Harrison’s contribution appears in a series not of Vergil commentaries, but of Oxford doctoral theses. It shares the same basic format as Dewar’s (reviewed elsewhere in this issue): introduction (20 pp.), text (Mynors’ repunctuated with 27 different readings and a larger app. crit.) and facing prose translation (52 pp.), and a detailed, learned commentary (228 pp.). Harrison also provides an appendix on “Some Aspects of Vergilian Style” (7 pp.), and indices nominum, rerum, and verborum.
The commentary is of course the meat of the volume, and it is an excellent piece of work that will prove to be a valuable resource. Harrison is a fine guide to the philological aspects of the Aeneid, and to the ways in which Vergil appropriated traditional material and reshaped it to his own purposes. In book 10, this means chiefly how Vergil recast Homer, and what he made of the wealth of lore available to him about early Italy. For the former inquiry, Harrison is perhaps the first commentator to make full use of the indispensable Knauer (and has even adduced some convincing parallels that Knauer apparently overlooked) as well as the more recent work of, especially, Gransden and Barchiesi. For matters pertaining to archaic Italy, Harrison has benefitted from the researches of Nicholas Horsfall. Those interested in such matters will find particularly full information on the catalogue of the Etruscan forces (lines 163-214).
Where the commentary deals with matters of literary rather than philological interpretation, I find it less satisfactory. It is inevitable that a commentator’s literary biases will color his work; but I have always felt strongly that a commentator’s duty is to provide the user with whatever information may be needed to construe the text properly and to understand it in the context of its genre, its time, and so forth. This duty stops short of offering directions on how to interpret matters that must be left to each individual reader. What I am saying is particularly true of a commentary on the Aeneid, a poem that has a rich and proliferating tradition of interpretation to which the reader needs, above all, access, not expressions of approval or disapproval. Harrison is well up on the secondary literature, and is pretty even-handed about citing views not in line with his own. But there is also a tendency explicitly to dismiss or undervalue such views. One example of many: After discussing the prevailing dichotomy in Aeneid criticism between “optimistic” and “pessimistic” readings, Harrison sums up by saying “Diversity of views is natural in considering a great and complex poet. Vergil is neither a simple panegyrist of Roma nor a subverter of the Roman tradition of military imperialism.” This sounds judicious and balanced. But a few lines later we hear that “The founding of Rome involved great cost, but there can be no suggestion that it was not worthwhile or glorious” (xxiii). There can be no suggestion? If this is the case, we might as well sweep all those “pessimistic” readings into the sewer, because that is just the suggestion a lot of them do make. It may be the final judgment only of extremists, but if we are not allowed to consider the idea, what remains except panegyric? This is where the belatedness of commentaries on the latter books really is beneficial. One suspects that Harrison would have liked simply to ignore the darker side of the poem altogether. Fortunately, that is an option that is no longer available.
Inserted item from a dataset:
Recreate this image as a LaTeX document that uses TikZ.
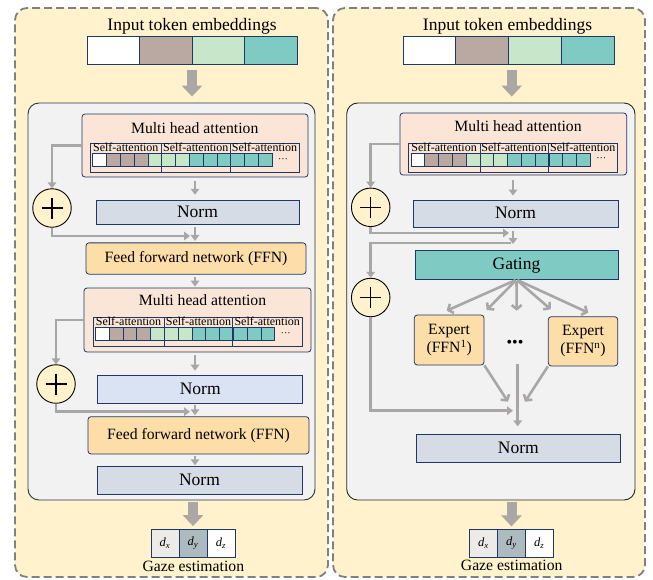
\documentclass[tikz,border=0pt]{standalone}
\usepackage{fontspec}
\setmainfont{Liberation Serif}
\usetikzlibrary{arrows.meta,calc}

\definecolor{panelbg}{HTML}{FFF2CC}
\definecolor{dashgray}{HTML}{808080}
\definecolor{innerbg}{HTML}{F2F2F2}
\definecolor{innerline}{HTML}{24344D}
\definecolor{navy}{HTML}{1F3864}
\definecolor{mhabg}{HTML}{FBE5D6}
\definecolor{normbg}{HTML}{D6DCE5}
\definecolor{normbgb}{HTML}{DAE3F3}
\definecolor{ffnbg}{HTML}{FDDEA8}
\definecolor{tokbrown}{HTML}{BAA9A2}
\definecolor{tokgreen}{HTML}{C8E6C9}
\definecolor{tokteal}{HTML}{7FCAC2}
\definecolor{gatebg}{HTML}{7FCBC4}
\definecolor{flowgray}{HTML}{A9A6A6}
\definecolor{biggray}{HTML}{ABA7A5}
\definecolor{dxbg}{HTML}{EDEBE8}
\definecolor{dybg}{HTML}{ADBAC0}
\definecolor{plusbg}{HTML}{FFF2CC}

\tikzset{
  outerpanel/.style={draw=dashgray, line width=1.8pt, dash pattern=on 8pt off 4pt,
    fill=panelbg, rounded corners=12pt, inner sep=0pt},
  innerpanel/.style={draw=#1, line width=0.9pt, fill=innerbg, rounded corners=11pt, inner sep=0pt},
  box/.style={draw=navy, line width=0.8pt, inner sep=0pt},
  rbox/.style={box, rounded corners=3pt},
  tokcell/.style={box, minimum width=#1, minimum height=28pt},
  cell/.style={draw=navy, line width=0.6pt, minimum width=13.8pt, minimum height=12.7pt,
    inner sep=0pt, anchor=north west},
  flow/.style={draw=flowgray, line width=2.6pt, -{Triangle[length=6pt,width=8.5pt]}},
  fan/.style={draw=flowgray, line width=2.6pt, -{Straight Barb[length=4pt,width=10pt]}},
  bigarrow/.style={draw=biggray, line width=10pt, -{Triangle[length=11pt,width=20pt]}},
  plus/.style={circle, draw=black, line width=0.9pt, fill=plusbg, minimum size=38.5pt,
    inner sep=0pt, path picture={
      \draw[black, line width=1.1pt]
        ($(path picture bounding box.center)+(-10.5,0)$) -- +(21,0)
        ($(path picture bounding box.center)+(0,-10.5)$) -- +(0,21);}},
  dbox/.style={box, minimum width=28pt, minimum height=28pt,
    font=\fontsize{12.5}{14}\selectfont},
  bigfont/.style={font=\fontsize{17.5}{20}\selectfont},
  midfont/.style={font=\fontsize{15.7}{18}\selectfont},
  smallfont/.style={font=\fontsize{12}{13}\selectfont},
  bigtxt/.style={bigfont, text height=11.9pt, text depth=2.4pt},
  midtxt/.style={midfont, text height=10.7pt, text depth=2.4pt},
}

% attention strip: name, top-left x, top-left y
\newcommand\attgrid[3]{%
  \foreach \i/\c in {0/white,1/tokbrown,2/tokbrown,3/tokbrown,4/tokgreen,5/tokgreen,6/tokgreen,
                     7/tokteal,8/tokteal,9/tokteal,10/tokteal,11/tokteal,12/tokteal}
    \node[cell, fill=\c] (#1c\i) at (#2+2.3+13.8*\i, #3+10.3) {};
  \node[draw=navy, line width=0.6pt, minimum width=209pt, minimum height=29pt,
        inner sep=0pt, anchor=north west] (#1) at (#2,#3) {};
  \draw[navy, line width=0.6pt] ($(#1.north west)+(71.7,0)$) -- ($(#1.south west)+(71.7,0)$)
                                ($(#1.north west)+(140,0)$) -- ($(#1.south west)+(140,0)$);
  \node[smallfont, anchor=base] (#1h1) at ($(#1.north west)+(35.8,8.6)$) {Self-attention};
  \node[smallfont, anchor=base] (#1h2) at ($(#1.north west)+(105.8,8.6)$) {Self-attention};
  \node[smallfont, anchor=base] (#1h3) at ($(#1.north west)+(174.5,8.6)$) {Self-attention};
  \node[font=\fontsize{10}{10}\selectfont, anchor=base] (#1e) at ($(#1.north west)+(193,19)$) {···};
}

\begin{document}
\begin{tikzpicture}[x=1pt,y=-1pt]
\useasboundingbox (0,0) rectangle (653,579);

% ---------- outer dashed panels ----------
\node[outerpanel, minimum width=313pt, minimum height=569pt] (panL) at (171.5,292.5) {};
\node[outerpanel, minimum width=312pt, minimum height=569pt] (panR) at (489,292.5) {};

% =============== left: stacked transformer ===============
\node[bigfont, anchor=base] (titL) at (192,30) {Input token embeddings};
\node[tokcell=52.5pt, fill=white]    (tL1) at (113.25,50) {};
\node[tokcell=52.5pt, fill=tokbrown] (tL2) at (165.75,50) {};
\node[tokcell=52.5pt, fill=tokgreen] (tL3) at (218.25,50) {};
\node[tokcell=52.5pt, fill=tokteal]  (tL4) at (270.75,50) {};
\node[box, minimum width=210pt, minimum height=28pt] (tokL) at (192,50) {};

\node[innerpanel=innerline, minimum width=287pt, minimum height=397pt] (innL) at (171.5,301.5) {};
\draw[bigarrow, shorten <=6pt, shorten >=6pt] (tokL.south) -- (tokL.south |- innL.north);

\coordinate (axL) at (195,0);

% block 1
\node[rbox, fill=mhabg, minimum width=226pt, minimum height=63pt] (mhaL1) at (195,145.5) {};
\node[midfont, anchor=base] (mhaL1t) at (194.7,133.3) {Multi head attention};
\attgrid{gL1}{90}{143}
\node[box, fill=normbg, minimum width=203pt, minimum height=23.3pt, bigtxt] (normL1) at (197.5,212.3) {Norm};
\node[plus] (cL1) at (52,208) {};
\node[rbox, fill=ffnbg, minimum width=220pt, minimum height=31.3pt, midtxt] (ffnL1) at (196,258.5) {Feed forward network (FFN)};

% block 2
\node[rbox, fill=mhabg, minimum width=227pt, minimum height=64pt] (mhaL2) at (197.5,320) {};
\node[midfont, anchor=base] (mhaL2t) at (202.5,305.5) {Multi head attention};
\attgrid{gL2}{92.7}{317}
\node[box, fill=normbgb, minimum width=205pt, minimum height=27.5pt, bigtxt] (normL2) at (200.2,389.3) {Norm};
\node[plus] (cL2) at (56,384) {};
\node[rbox, fill=ffnbg, minimum width=221pt, minimum height=37.3pt, midtxt] (ffnL2) at (198.5,435.3) {Feed forward network (FFN)};
\node[box, fill=normbg, minimum width=205pt, minimum height=27.3pt, bigtxt] (normL3) at (199.5,480.3) {Norm};

% main path
\draw[flow, shorten <=4pt, shorten >=5.5pt] (mhaL1.south -| axL) -- (normL1.north -| axL);
\draw[flow, shorten <=3pt, shorten >=1.5pt] (normL1.south -| axL) -- (ffnL1.north -| axL);
\draw[flow, shorten <=2pt, shorten >=1pt] (ffnL1.south -| axL) -- (mhaL2.north -| axL);
\draw[flow, shorten <=3pt, shorten >=4.5pt] (mhaL2.south -| axL) -- (normL2.north -| axL);
\draw[flow, shorten <=2pt, shorten >=1pt] (normL2.south -| axL) -- (ffnL2.north -| axL);
\draw[flow, shorten <=1.5pt, shorten >=1pt] (ffnL2.south -| axL) -- (normL3.north -| axL);

% residual paths
\coordinate (mL1) at (190,236);
\coordinate (mL2) at (190,411.7);
\draw[flow] (mhaL1.west) -| (cL1.north);
\draw[flow] (cL1.south) |- (mL1);
\draw[flow] (mhaL2.west) -| (cL2.north);
\draw[flow] (cL2.south) |- (mL2);

% output
\node[dbox, fill=dxbg]  (dxL) at (165,543) {\textit{d}\textsubscript{\textit{x}}};
\node[dbox, fill=dybg]  (dyL) at (193,543) {\textit{d}\textsubscript{\textit{y}}};
\node[dbox, fill=white] (dzL) at (221,543) {\textit{d}\textsubscript{\textit{z}}};
\draw[bigarrow, shorten <=1.5pt, shorten >=2.5pt] (dyL.north |- innL.south) -- (dyL.north);
\node[midfont, anchor=base] (gzL) at (193.3,571.7) {Gaze estimation};

% =============== right: mixture of experts ===============
\node[bigfont, anchor=base] (titR) at (507.5,30) {Input token embeddings};
\node[tokcell=52.75pt, fill=white]    (tR1) at (429.4,50) {};
\node[tokcell=52.75pt, fill=tokbrown] (tR2) at (482.1,50) {};
\node[tokcell=52.75pt, fill=tokgreen] (tR3) at (534.9,50) {};
\node[tokcell=52.75pt, fill=tokteal]  (tR4) at (587.6,50) {};
\node[box, minimum width=211pt, minimum height=28pt] (tokR) at (508.5,50) {};

\node[innerpanel=black!85, minimum width=288.3pt, minimum height=397pt] (innR) at (490.85,301.5) {};
\draw[bigarrow, shorten <=6pt, shorten >=6pt] (tokR.south -| 511.7,0) -- (innR.north -| 511.7,0);

\coordinate (axR) at (513,0);

\node[rbox, fill=mhabg, minimum width=226.7pt, minimum height=62pt] (mhaR) at (513.35,144) {};
\node[midfont, anchor=base] (mhaRt) at (518,131.7) {Multi head attention};
\attgrid{gR}{408.3}{142.7}
\node[box, fill=normbg, minimum width=205pt, minimum height=27.7pt, bigtxt] (normR1) at (515.5,213.85) {Norm};
\node[plus] (cR1) at (370.7,207.3) {};
\node[box, fill=gatebg, minimum width=203pt, minimum height=29.3pt, bigtxt] (gate) at (516.5,264.65) {Gating};
\node[plus] (cR2) at (370.7,297.5) {};

\node[rbox, fill=ffnbg, minimum width=69.7pt, minimum height=50pt, midfont, align=center] (exp1) at (449.15,340) {Expert\\(FFN\textsuperscript{1})};
\node[rbox, fill=ffnbg, minimum width=69.4pt, minimum height=49.3pt, midfont, align=center] (expn) at (583,341.3) {Expert\\(FFN\textsuperscript{n})};
\node[font=\fontsize{16}{16}\selectfont, anchor=base] (dots) at (515,347) {•••};

\node[box, fill=normbg, minimum width=204.7pt, minimum height=28.4pt, bigtxt] (normR2) at (518.35,448.5) {Norm};

% main path
\coordinate (mR1) at (509,233);
\coordinate (sR) at (513,244);
\draw[flow, shorten <=5pt, shorten >=4pt] (mhaR.south -| axR) -- (normR1.north -| axR);
\draw[flow] (mhaR.west) -| (cR1.north);
\draw[flow] (cR1.south) |- (mR1);
\draw[flow, shorten <=2.5pt] (normR1.south -| axR) -- (sR);
\draw[flow] ($(sR)+(-2,-1)$) -| (cR2.north);

% gating fan-out
\coordinate (f2) at (486.7,310);
\coordinate (f3) at (516.7,310.7);
\coordinate (f4) at (550.7,309.3);
\coordinate (f5) at (588.3,312.7);
\coordinate (f1) at (446.7,310.7);
\draw[fan, shorten <=1pt] (gate.south) -- (f1);
\draw[fan, shorten <=1pt] (gate.south) -- (f2);
\draw[fan, shorten <=1pt] (gate.south) -- (f3);
\draw[fan, shorten <=1pt] (gate.south) -- (f4);
\draw[fan, shorten <=1pt] (gate.south) -- (f5);

% combine
\coordinate (k1) at (508,401.7);
\coordinate (k2) at (525,401.7);
\coordinate (mtop) at (517.7,364);
\coordinate (mR2) at (513,410.7);
\draw[fan] (exp1.south east) -- (k1);
\draw[fan] (expn.south west) -- (k2);
\draw[flow, shorten >=7.5pt] (mtop) -- (normR2.north -| mtop);
\draw[flow] (cR2.south) |- (mR2);

% output
\node[dbox, fill=dxbg]  (dxR) at (483.5,543.3) {\textit{d}\textsubscript{\textit{x}}};
\node[dbox, fill=dybg]  (dyR) at (511.5,543.3) {\textit{d}\textsubscript{\textit{y}}};
\node[dbox, fill=white] (dzR) at (539.3,543.3) {\textit{d}\textsubscript{\textit{z}}};
\draw[bigarrow, shorten <=1.5pt, shorten >=2.5pt] (dyR.north |- innR.south) -- (dyR.north);
\node[midfont, anchor=base] (gzR) at (511.7,570.7) {Gaze estimation};
\end{tikzpicture}
\end{document}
It is also true that to adopt a partisan stance on questions that involve material outside the part of the poem on which one is commenting can be extremely misleading. For instance, on lines 161-62 (Aeneas and Pallas sailing down the Tiber to the Trojan camp), Harrison takes the opportunity to mention Michael Putnam’s paper on homoerotic elements in the relationship between the hero and his protege—only to assert that “There seems little hint here of any erotic attraction between Aeneas and Pallas.” Well, perhaps not. Certainly the idea is controversial; perhaps Harrison deserves credit simply for mentioning a position with which he disagrees. I happen to think there are erotic overtones in the relationship, though I do not regard eros as its primary basis, and am not at all sure how important it is in relation to other factors. But my point, and Putnam’s, of course, is that the erotic element is not stated baldly in any one passage, but developed with great tact out of many, including important episodes from other books; the obviously erotic language used by Evander when he recalls meeting Anchises years before ought to put us on our guard; the lovers Nisus and Euryalus are praised in unparalleled terms and identified with all that is best in the spirit of Roman militarism. Now, Putnam may be wrong, and Harrison right, but it is wrong to dismiss the issue simply because one sees no obvious homoeroticism in one particular passage in this book.
In short, this commentary does well what a commentary should do, and does a few additional things rather less well. In spite of these shortcomings, I expect it to become a useful addition to the Vergilian’s panoply.
Gransden’s more unassuming commentary addresses itself to students in the upper forms and undergraduates—no mention of the more advanced readers hoped for by some authors in this series—and manages to guide its readers through book 11 in just under 70 pp. Like Harrison, Gransden reprints Mynors’ OCT text with only a very few changes (p. 35; the apparatus appears to be the same). An introduction (35 pp.) deals with “Virgil’s Iliad” (the title of a well-known book that Gransden decided to write after he began work on this commentary), “The Closing Books”, “Book XI” (with subsections on structure; the funeral of Pallas; the council of war; the cavalry engagement; and Camilla), and “The Poetry” (with subsections of the Virgilian hexameter; alliteration, assonance, symmetry, and repetition; enjambement; and narrative technique). Thus in a short space it acquaints the student making his or her first approach to the poem with the basic information needed to understand and enjoy this particular book.
As for the commentary, those who have used Gransden’s earlier work on book 8 will know what to expect. Notes are brief but informative, focusing on the kinds of questions students are likely to have about the language, but paying sufficient attention to matters of literary interpretation without being tendentious. There is, as one would have guessed, an increased emphasis as compared with book 8 on Vergil’s reworking of Homer, which is welcome. All in all, a useful teaching edition of a book that deserves to be more widely read by beginners.